Given exercise
Only one portion of the data is to be written out: from the line bearing "The picture is" through the line bearing "#!/usr/bin/python3". Write it exactly as it appears.

— START OF Recorded information —

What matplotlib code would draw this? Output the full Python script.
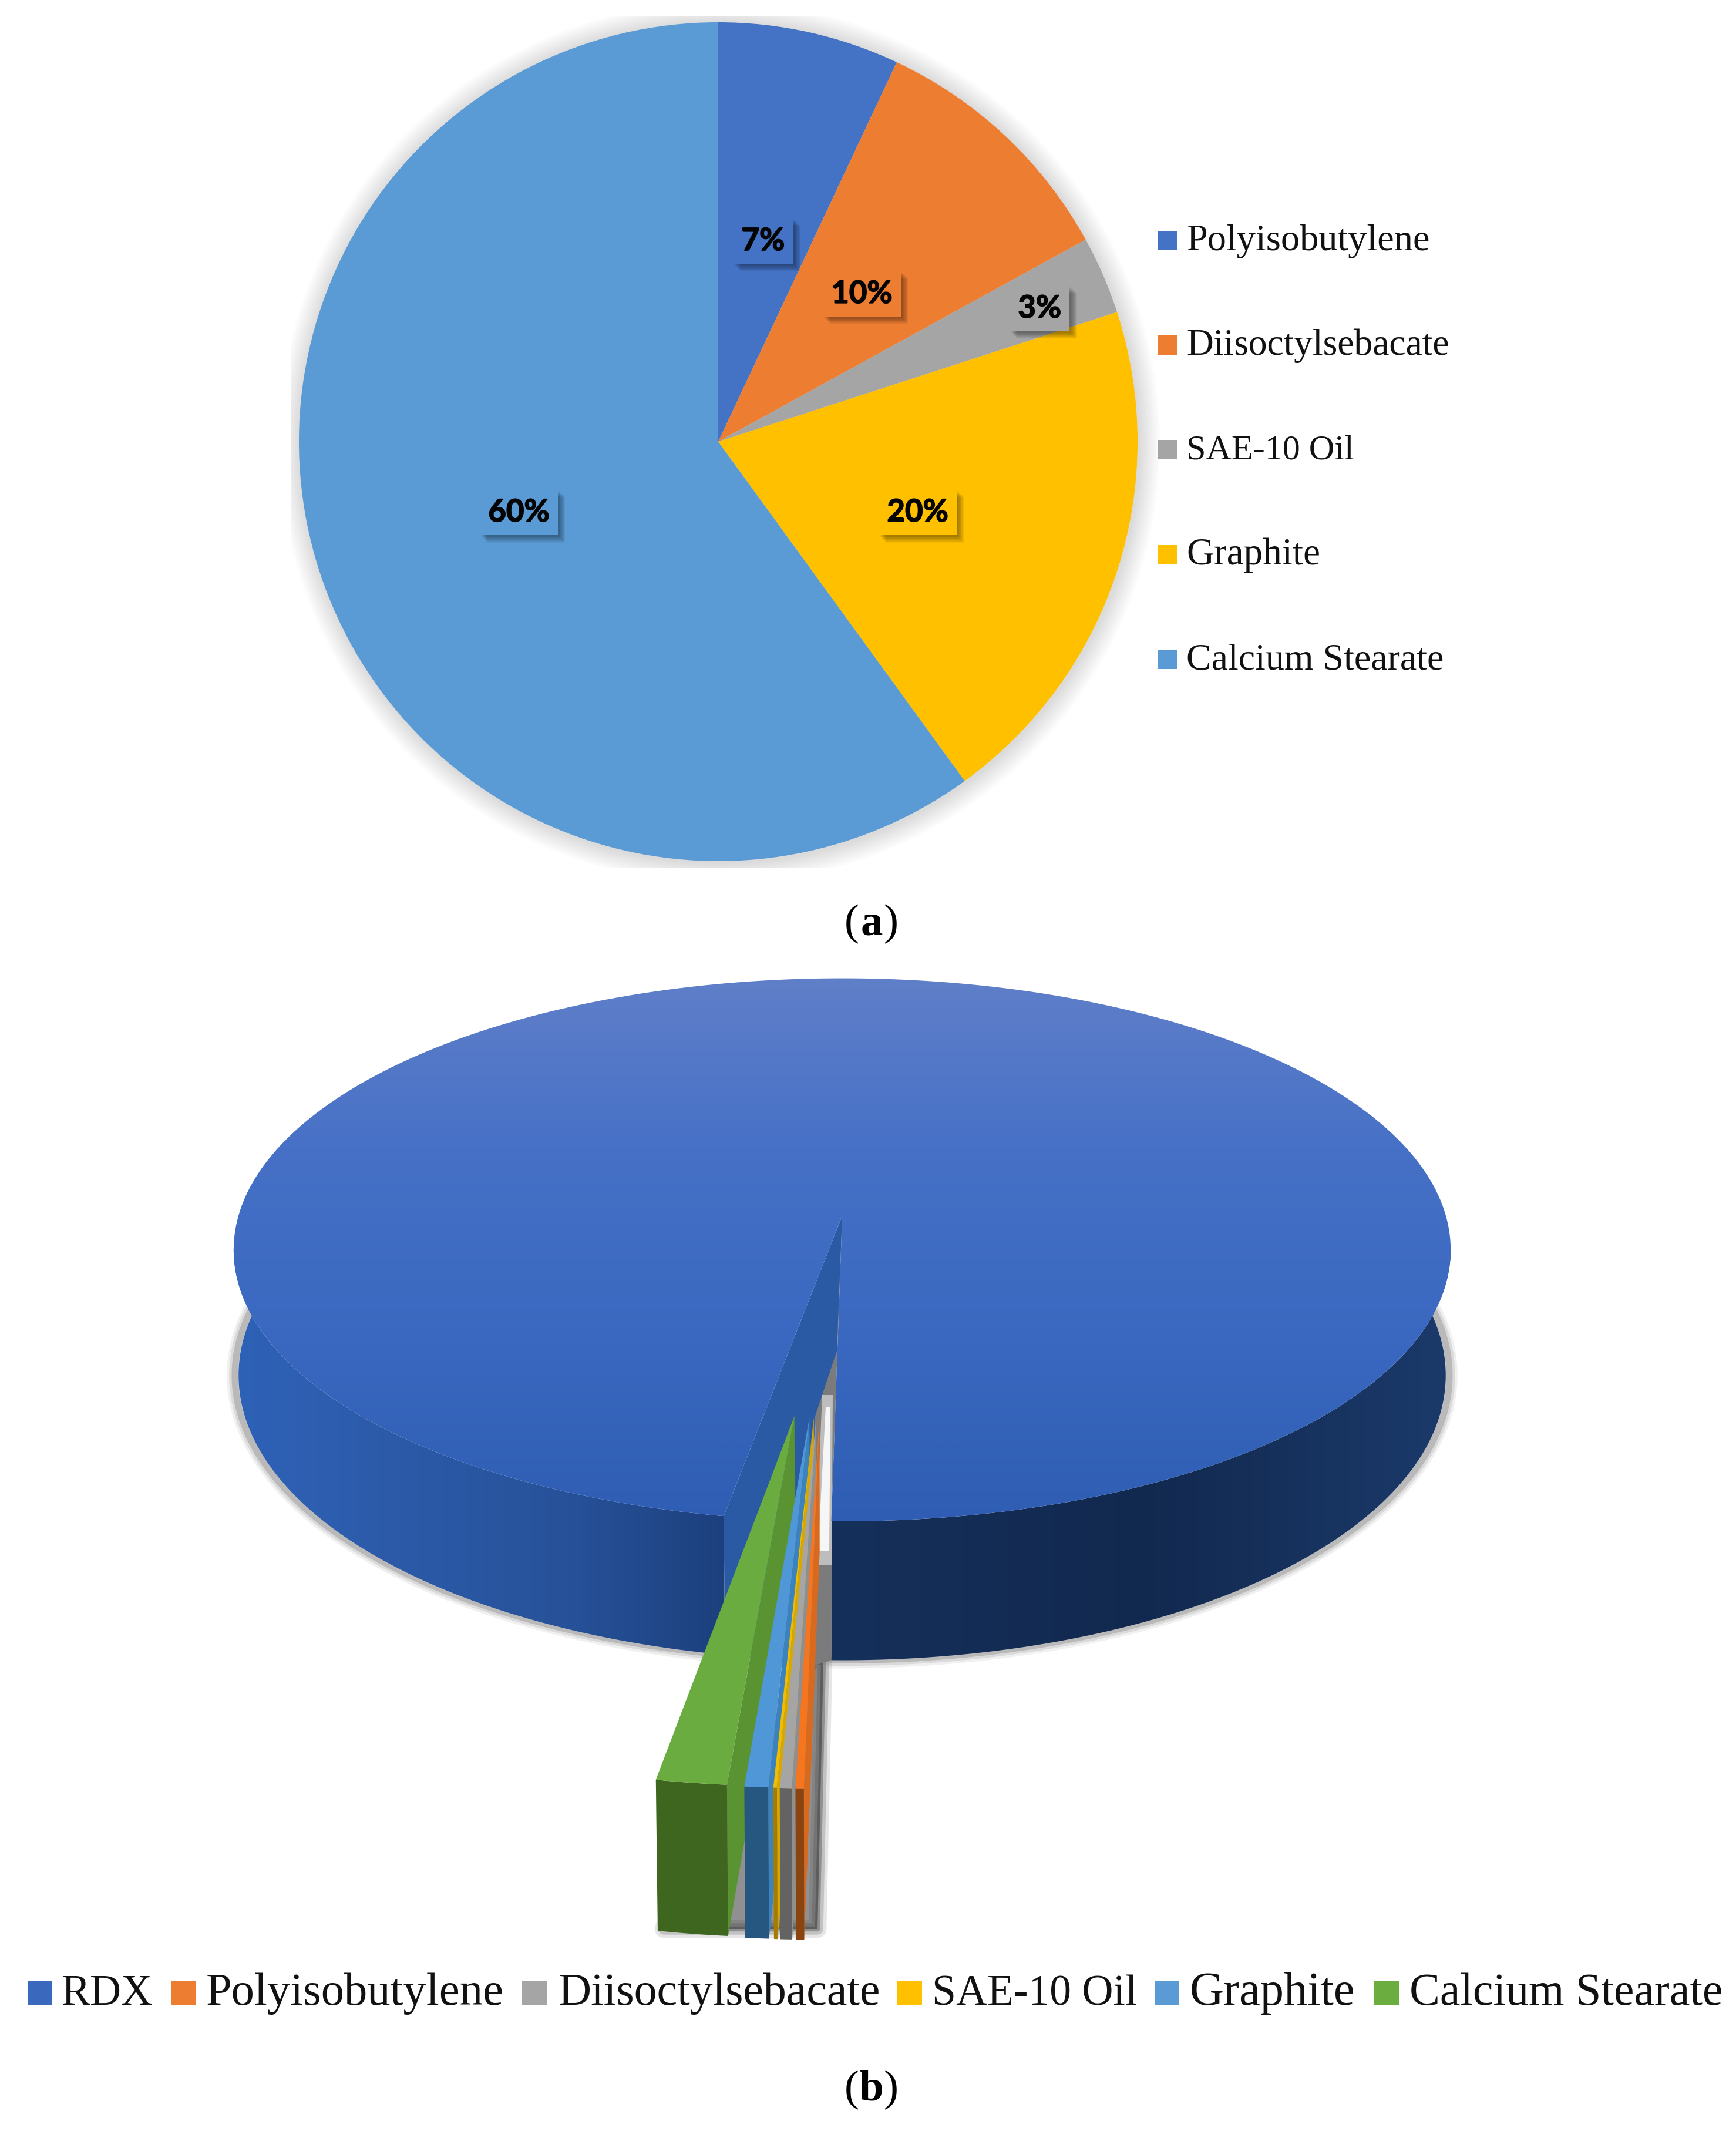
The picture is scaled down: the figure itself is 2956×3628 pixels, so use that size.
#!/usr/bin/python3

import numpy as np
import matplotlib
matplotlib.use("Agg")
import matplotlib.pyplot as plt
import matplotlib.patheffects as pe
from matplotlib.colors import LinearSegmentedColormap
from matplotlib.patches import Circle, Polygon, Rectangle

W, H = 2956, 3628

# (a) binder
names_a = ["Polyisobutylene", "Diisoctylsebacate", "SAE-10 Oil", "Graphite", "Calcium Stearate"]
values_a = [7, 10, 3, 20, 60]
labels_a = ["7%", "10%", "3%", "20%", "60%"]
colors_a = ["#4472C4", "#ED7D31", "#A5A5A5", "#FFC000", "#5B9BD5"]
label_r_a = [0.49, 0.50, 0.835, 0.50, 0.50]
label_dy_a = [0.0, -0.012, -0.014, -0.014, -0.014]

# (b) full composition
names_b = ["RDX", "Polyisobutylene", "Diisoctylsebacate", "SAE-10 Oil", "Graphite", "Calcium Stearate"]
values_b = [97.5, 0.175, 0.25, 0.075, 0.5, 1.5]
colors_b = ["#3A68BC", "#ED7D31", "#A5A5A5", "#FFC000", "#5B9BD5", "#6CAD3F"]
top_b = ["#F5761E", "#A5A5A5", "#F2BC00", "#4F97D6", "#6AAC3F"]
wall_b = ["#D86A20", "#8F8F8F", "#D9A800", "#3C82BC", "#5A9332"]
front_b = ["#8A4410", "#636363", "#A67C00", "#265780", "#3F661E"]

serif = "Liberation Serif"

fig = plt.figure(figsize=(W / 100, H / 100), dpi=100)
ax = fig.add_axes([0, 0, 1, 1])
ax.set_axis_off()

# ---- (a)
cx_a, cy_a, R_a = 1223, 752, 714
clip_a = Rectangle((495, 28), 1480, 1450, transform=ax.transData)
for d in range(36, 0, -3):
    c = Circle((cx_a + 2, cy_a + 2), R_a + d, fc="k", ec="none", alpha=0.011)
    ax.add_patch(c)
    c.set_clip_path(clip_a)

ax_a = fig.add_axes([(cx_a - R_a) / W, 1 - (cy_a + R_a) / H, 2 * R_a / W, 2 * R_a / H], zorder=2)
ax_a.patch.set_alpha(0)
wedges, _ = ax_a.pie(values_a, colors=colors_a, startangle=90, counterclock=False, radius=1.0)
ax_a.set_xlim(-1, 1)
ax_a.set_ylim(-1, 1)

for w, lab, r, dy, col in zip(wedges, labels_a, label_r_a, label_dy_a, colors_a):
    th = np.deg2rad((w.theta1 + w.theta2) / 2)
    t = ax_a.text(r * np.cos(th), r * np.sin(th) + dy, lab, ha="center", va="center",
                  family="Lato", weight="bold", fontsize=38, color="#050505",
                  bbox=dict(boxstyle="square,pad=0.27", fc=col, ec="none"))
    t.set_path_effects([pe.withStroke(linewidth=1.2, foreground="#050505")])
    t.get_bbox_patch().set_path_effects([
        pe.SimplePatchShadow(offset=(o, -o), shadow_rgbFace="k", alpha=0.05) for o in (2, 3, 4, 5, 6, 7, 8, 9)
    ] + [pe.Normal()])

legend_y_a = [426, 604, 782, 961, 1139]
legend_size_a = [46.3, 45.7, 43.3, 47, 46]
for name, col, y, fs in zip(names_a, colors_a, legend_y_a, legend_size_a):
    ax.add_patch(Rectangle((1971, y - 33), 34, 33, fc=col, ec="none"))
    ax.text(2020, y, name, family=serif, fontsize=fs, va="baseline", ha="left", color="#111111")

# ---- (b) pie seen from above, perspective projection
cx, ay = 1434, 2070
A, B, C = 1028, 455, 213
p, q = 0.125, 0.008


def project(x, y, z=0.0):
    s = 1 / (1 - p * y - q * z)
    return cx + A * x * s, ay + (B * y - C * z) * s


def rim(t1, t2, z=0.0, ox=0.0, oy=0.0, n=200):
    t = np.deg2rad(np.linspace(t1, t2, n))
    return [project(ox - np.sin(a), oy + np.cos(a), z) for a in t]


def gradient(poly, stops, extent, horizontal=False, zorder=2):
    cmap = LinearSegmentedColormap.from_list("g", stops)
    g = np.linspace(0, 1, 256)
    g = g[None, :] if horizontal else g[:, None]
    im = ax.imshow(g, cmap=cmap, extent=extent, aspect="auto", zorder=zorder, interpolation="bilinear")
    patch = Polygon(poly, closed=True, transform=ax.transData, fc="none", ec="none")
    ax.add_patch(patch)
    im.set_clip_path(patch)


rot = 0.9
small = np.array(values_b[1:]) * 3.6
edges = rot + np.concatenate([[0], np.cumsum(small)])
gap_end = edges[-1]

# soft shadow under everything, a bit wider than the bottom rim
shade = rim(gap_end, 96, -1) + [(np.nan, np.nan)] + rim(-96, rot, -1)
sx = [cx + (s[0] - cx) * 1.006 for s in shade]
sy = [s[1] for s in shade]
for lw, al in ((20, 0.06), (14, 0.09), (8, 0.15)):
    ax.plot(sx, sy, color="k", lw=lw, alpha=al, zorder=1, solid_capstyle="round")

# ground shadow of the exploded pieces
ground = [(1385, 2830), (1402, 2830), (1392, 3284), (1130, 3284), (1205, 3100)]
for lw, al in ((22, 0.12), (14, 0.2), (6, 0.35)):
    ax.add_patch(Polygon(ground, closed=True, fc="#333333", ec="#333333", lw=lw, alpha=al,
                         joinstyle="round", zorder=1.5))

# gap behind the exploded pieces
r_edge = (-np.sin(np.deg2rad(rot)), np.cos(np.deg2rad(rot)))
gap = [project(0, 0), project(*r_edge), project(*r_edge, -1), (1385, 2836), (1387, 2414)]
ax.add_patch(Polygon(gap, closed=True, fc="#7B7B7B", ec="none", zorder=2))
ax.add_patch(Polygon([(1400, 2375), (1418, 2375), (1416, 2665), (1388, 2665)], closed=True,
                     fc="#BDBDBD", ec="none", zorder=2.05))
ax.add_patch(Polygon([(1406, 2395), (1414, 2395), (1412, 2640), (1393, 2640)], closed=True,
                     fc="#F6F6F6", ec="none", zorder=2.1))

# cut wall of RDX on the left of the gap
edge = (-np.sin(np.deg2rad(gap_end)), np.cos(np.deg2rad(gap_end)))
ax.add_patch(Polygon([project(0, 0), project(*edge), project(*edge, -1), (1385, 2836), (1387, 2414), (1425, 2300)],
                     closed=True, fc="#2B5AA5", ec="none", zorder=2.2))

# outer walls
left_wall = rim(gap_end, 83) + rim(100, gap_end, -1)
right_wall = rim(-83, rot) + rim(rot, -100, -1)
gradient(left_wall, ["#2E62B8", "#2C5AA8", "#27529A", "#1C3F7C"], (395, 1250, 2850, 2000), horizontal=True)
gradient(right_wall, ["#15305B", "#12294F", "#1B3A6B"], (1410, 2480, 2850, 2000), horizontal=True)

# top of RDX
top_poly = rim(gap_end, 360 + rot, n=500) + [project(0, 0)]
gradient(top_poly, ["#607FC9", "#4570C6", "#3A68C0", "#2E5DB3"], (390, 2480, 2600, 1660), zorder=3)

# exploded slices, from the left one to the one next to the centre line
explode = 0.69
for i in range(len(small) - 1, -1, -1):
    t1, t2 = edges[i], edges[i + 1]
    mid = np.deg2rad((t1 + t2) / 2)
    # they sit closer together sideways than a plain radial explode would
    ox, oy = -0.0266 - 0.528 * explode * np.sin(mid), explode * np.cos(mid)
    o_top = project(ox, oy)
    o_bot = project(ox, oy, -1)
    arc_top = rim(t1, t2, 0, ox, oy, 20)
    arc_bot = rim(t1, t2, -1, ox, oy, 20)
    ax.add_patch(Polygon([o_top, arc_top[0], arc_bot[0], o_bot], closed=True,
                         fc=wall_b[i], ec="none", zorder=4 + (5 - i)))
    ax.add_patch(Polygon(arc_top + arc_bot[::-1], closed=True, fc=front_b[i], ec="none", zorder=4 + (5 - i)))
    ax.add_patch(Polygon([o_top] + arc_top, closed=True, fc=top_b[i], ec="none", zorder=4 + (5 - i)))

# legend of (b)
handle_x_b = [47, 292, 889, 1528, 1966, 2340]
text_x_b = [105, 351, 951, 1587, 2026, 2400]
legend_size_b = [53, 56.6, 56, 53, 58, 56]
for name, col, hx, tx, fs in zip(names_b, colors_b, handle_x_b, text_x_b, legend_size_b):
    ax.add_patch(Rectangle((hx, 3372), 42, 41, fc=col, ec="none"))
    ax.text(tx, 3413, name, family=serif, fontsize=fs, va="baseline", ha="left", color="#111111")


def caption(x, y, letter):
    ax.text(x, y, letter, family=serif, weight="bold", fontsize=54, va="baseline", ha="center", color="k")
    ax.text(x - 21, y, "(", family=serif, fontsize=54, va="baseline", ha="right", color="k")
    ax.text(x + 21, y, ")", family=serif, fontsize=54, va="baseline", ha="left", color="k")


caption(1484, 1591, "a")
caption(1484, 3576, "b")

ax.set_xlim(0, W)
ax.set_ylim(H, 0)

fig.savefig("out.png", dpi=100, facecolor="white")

— END OF Recorded information —

Solution for this task
The picture is scaled down: the figure itself is 2956×3628 pixels, so use that size.
#!/usr/bin/python3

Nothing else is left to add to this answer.